Yep. Old fashioned enough to use wax to hold the stone in place. I found out the hard way that you could shift the stone off of the centerline by pressing down too hard. I found that was not the part of the jewelry making hobby I should invest my time in. I stuck with soldering and casting metals for my efforts. Buying a faceted stone was the best way, meaning the least frustrating way to work.

Yes but of course now that you know you can look with a loop and see bad cutting mistakes already done for you. I did my own cabochons and a lot of carving and inlay. I did do a lion head with diamonds, but I embedded white gold and had an expert set them, but otherwise did little with faceted stones.

Yes.

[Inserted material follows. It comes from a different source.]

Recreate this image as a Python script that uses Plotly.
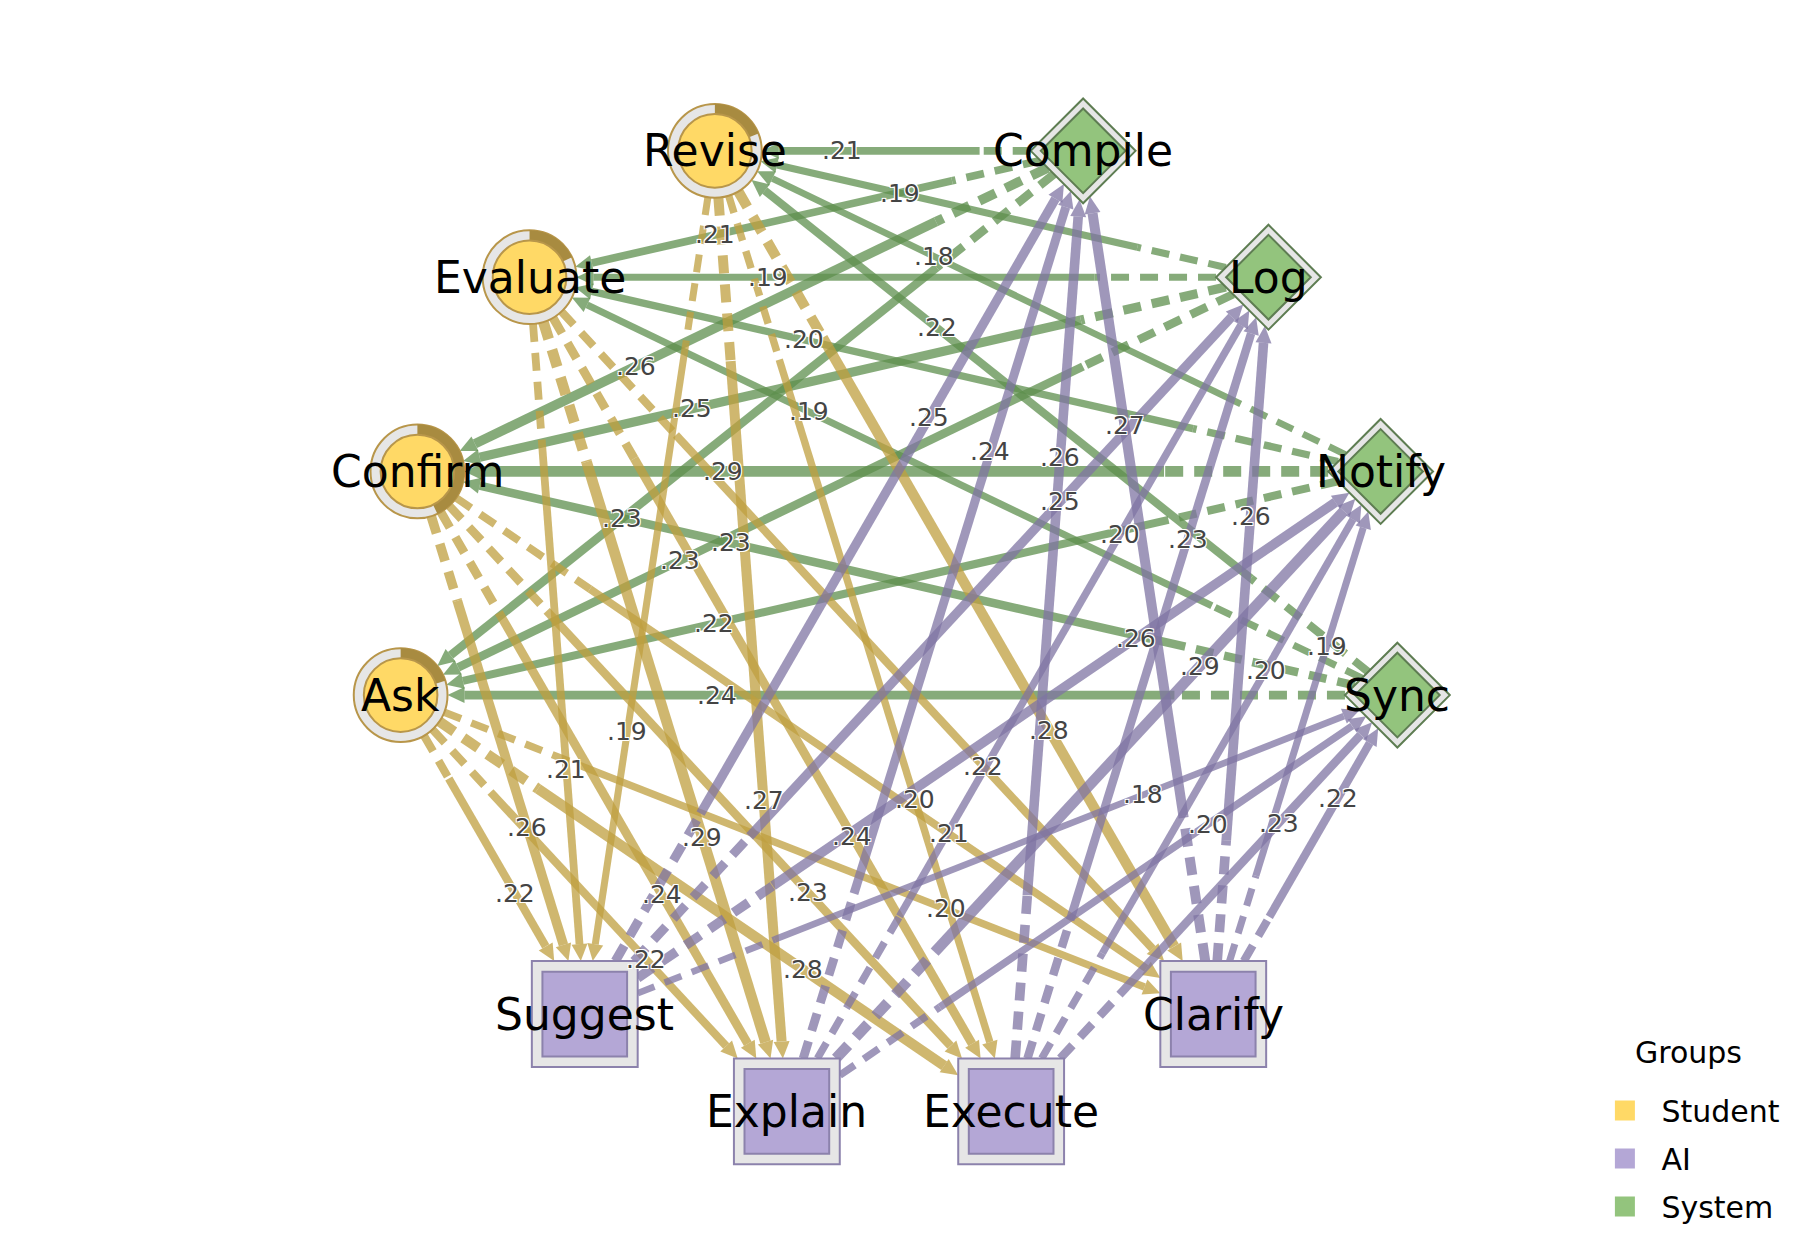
import numpy as np
import plotly.graph_objects as go


# ---------------- data ----------------
student_nodes = ["Revise", "Evaluate", "Confirm", "Ask"]
ai_nodes = ["Suggest", "Explain", "Execute", "Clarify"]
system_nodes = ["Sync", "Notify", "Log", "Compile"]

# share of sessions that start on each student step (dark arc on the ring)
start_share = [0.19, 0.18, 0.43, 0.20]

# transition probabilities, rows = from, columns = to
sys_from = ["Compile", "Log", "Notify", "Sync"]
sys_to_student = [
    [0.21, 0.21, 0.26, 0.23],
    [0.19, 0.19, 0.25, 0.23],
    [0.18, 0.20, 0.29, 0.22],
    [0.22, 0.19, 0.23, 0.24],
]

student_to_ai = [
    [0.19, 0.27, 0.20, 0.28],
    [0.21, 0.29, 0.24, 0.22],
    [0.26, 0.24, 0.23, 0.21],
    [0.22, 0.22, 0.28, 0.20],
]

ai_to_sys_cols = ["Compile", "Log", "Notify", "Sync"]
ai_to_sys = [
    [0.25, 0.25, 0.26, 0.18],
    [0.24, 0.20, 0.29, 0.20],
    [0.26, 0.23, 0.20, 0.23],
    [0.27, 0.26, 0.19, 0.22],
]

group_colors = {"Student": "#FFD966", "AI": "#B4A7D6", "System": "#93C47D"}
edge_colors = {"Student": "rgba(191,159,63,0.75)",
               "AI": "rgba(127,116,163,0.75)",
               "System": "rgba(94,143,78,0.75)"}
line_colors = {"Student": "#B8964A", "AI": "#8C82AC", "System": "#5E7D52"}
arc_color = "#A88B40"
ring_color = "#E6E6E6"

FONT = "DejaVu Sans, Verdana, sans-serif"

# ---------------- layout of the nodes (circle, groups separated by a gap) ----------------
members = {"Student": student_nodes, "AI": ai_nodes, "System": system_nodes}
group_center = {"Student": 150, "AI": 270, "System": 30}
step = 360 / 14

pos = {}
group_of = {}
for g, names in members.items():
    for k, n in enumerate(names):
        a = np.radians(group_center[g] + (k - 1.5) * step)
        pos[n] = np.array([np.cos(a), np.sin(a)])
        group_of[n] = g

SCALE = 504.0  # px per layout unit
# node sizes in layout units
R_OUT = 0.093
R_IN = 0.073
SQ_OUT = 0.105
SQ_IN = 0.084
DI_OUT = 0.104
DI_IN = 0.084
ARROW_L = 17 / SCALE
ARROW_H = 8 / SCALE


def boundary(name, u):
    g = group_of[name]
    if g == "Student":
        return R_OUT
    if g == "AI":
        return SQ_OUT / max(abs(u[0]), abs(u[1]))
    return DI_OUT / (abs(u[0]) + abs(u[1]))


edges = []
for i, s in enumerate(sys_from):
    for j, t in enumerate(student_nodes):
        edges.append((s, t, sys_to_student[i][j]))
for i, s in enumerate(student_nodes):
    for j, t in enumerate(ai_nodes):
        edges.append((s, t, student_to_ai[i][j]))
for i, s in enumerate(ai_nodes):
    for j, t in enumerate(ai_to_sys_cols):
        edges.append((s, t, ai_to_sys[i][j]))

fig = go.Figure()
annotations = []

for s, t, w in edges:
    d = pos[t] - pos[s]
    u = d / np.linalg.norm(d)
    nrm = np.array([-u[1], u[0]])
    p0 = pos[s] + u * boundary(s, u)
    p1 = pos[t] - u * boundary(t, u)
    base = p1 - u * ARROW_L
    mid = p0 + 0.19 * (p1 - p0)
    lab = p0 + 0.70 * (p1 - p0)
    col = edge_colors[group_of[s]]
    width = 37 * w
    # dashed start near the source
    fig.add_trace(go.Scatter(x=[p0[0], mid[0]], y=[p0[1], mid[1]], mode="lines",
                             line=dict(color=col, width=width, dash="18px,11px"),
                             hoverinfo="skip", showlegend=False))
    # solid body up to the arrow head
    fig.add_trace(go.Scatter(x=[mid[0], base[0]], y=[mid[1], base[1]], mode="lines",
                             line=dict(color=col, width=width),
                             hoverinfo="skip", showlegend=False))
    # arrow head
    c1 = base + nrm * ARROW_H
    c2 = base - nrm * ARROW_H
    fig.add_trace(go.Scatter(x=[p1[0], c1[0], c2[0], p1[0]], y=[p1[1], c1[1], c2[1], p1[1]],
                             mode="lines", fill="toself", fillcolor=col,
                             line=dict(width=0, color=col),
                             hoverinfo="skip", showlegend=False))
    annotations.append(dict(x=lab[0], y=lab[1], text=("%.2f" % w).lstrip("0"),
                            showarrow=False,
                            font=dict(family=FONT, size=25, color="#444444",
                                      shadow="1px 1px 0 #fff, -1px -1px 0 #fff, 1px -1px 0 #fff, -1px 1px 0 #fff")))

# ---------------- nodes ----------------
shapes = []
for n, (x, y) in pos.items():
    g = group_of[n]
    lc = line_colors[g]
    if g == "Student":
        shapes.append(dict(type="circle", x0=x - R_OUT, x1=x + R_OUT, y0=y - R_OUT, y1=y + R_OUT,
                           fillcolor=ring_color, line=dict(color=lc, width=2), layer="above"))
        share = start_share[student_nodes.index(n)]
        th = np.radians(90 - np.linspace(0, 360 * share, 60))
        xs = np.concatenate([x + R_OUT * np.cos(th), x + R_IN * np.cos(th[::-1])])
        ys = np.concatenate([y + R_OUT * np.sin(th), y + R_IN * np.sin(th[::-1])])
        path = "M " + " L ".join("%.5f,%.5f" % (a, b) for a, b in zip(xs, ys)) + " Z"
        shapes.append(dict(type="path", path=path, fillcolor=arc_color, line=dict(width=0),
                           layer="above"))
        shapes.append(dict(type="circle", x0=x - R_IN, x1=x + R_IN, y0=y - R_IN, y1=y + R_IN,
                           fillcolor=group_colors[g], line=dict(color=lc, width=2), layer="above"))
    elif g == "AI":
        shapes.append(dict(type="rect", x0=x - SQ_OUT, x1=x + SQ_OUT, y0=y - SQ_OUT, y1=y + SQ_OUT,
                           fillcolor=ring_color, line=dict(color=lc, width=2), layer="above"))
        shapes.append(dict(type="rect", x0=x - SQ_IN, x1=x + SQ_IN, y0=y - SQ_IN, y1=y + SQ_IN,
                           fillcolor=group_colors[g], line=dict(color=lc, width=2), layer="above"))
    else:
        for h, fc in ((DI_OUT, ring_color), (DI_IN, group_colors[g])):
            path = "M %f,%f L %f,%f L %f,%f L %f,%f Z" % (x, y + h, x + h, y, x, y - h, x - h, y)
            shapes.append(dict(type="path", path=path, fillcolor=fc,
                               line=dict(color=lc, width=2), layer="above"))
    annotations.append(dict(x=x, y=y, text=n, showarrow=False,
                            font=dict(family=FONT, size=44, color="black")))

# legend entries
for g in ["Student", "AI", "System"]:
    fig.add_trace(go.Scatter(x=[None], y=[None], mode="markers", name=g, legendgroup=g,
                             marker=dict(symbol="square", size=16, color=group_colors[g],
                                         line=dict(color=group_colors[g], width=4))))

annotations.append(dict(x=1680 / 1800, y=1 - 1044 / 1260, xref="paper", yref="paper",
                        xanchor="center", yanchor="middle",
                        text="Groups", showarrow=False,
                        font=dict(family=FONT, size=30, color="black")))

W, H = 1800, 1260
cx, cy = 891, 612
fig.update_layout(
    width=W, height=H,
    margin=dict(l=0, r=0, t=0, b=0),
    paper_bgcolor="white", plot_bgcolor="white",
    xaxis=dict(range=[-cx / SCALE, (W - cx) / SCALE], visible=False, fixedrange=True),
    yaxis=dict(range=[-(H - cy) / SCALE, cy / SCALE], visible=False, fixedrange=True),
    shapes=shapes,
    annotations=annotations,
    hovermode=False,
    legend=dict(font=dict(size=30, family=FONT, color="black"),
                x=0.878, y=0.1456, xanchor="left", yanchor="top", itemwidth=63,
                bgcolor="rgba(0,0,0,0)", tracegroupgap=6),
)

fig.write_html("out.html", config={"displayModeBar": False})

I used my embarrassing experience to help pick the best of a group of ruby post earrings for my wife on a business trip to Thailand many years ago. I could see on the table the effect of one facet being ground too far. I sympathized with the faceter, but bought the better stones.

Sadly, I had to quit most of the jewelry making when I moved to the east coast and couldn’t afford a home with a basement. It’s no good lighting the torch up in the kitchen, even if I promised to make something nice for SWMBO. Just part of the long journey to playing with the Glowforge.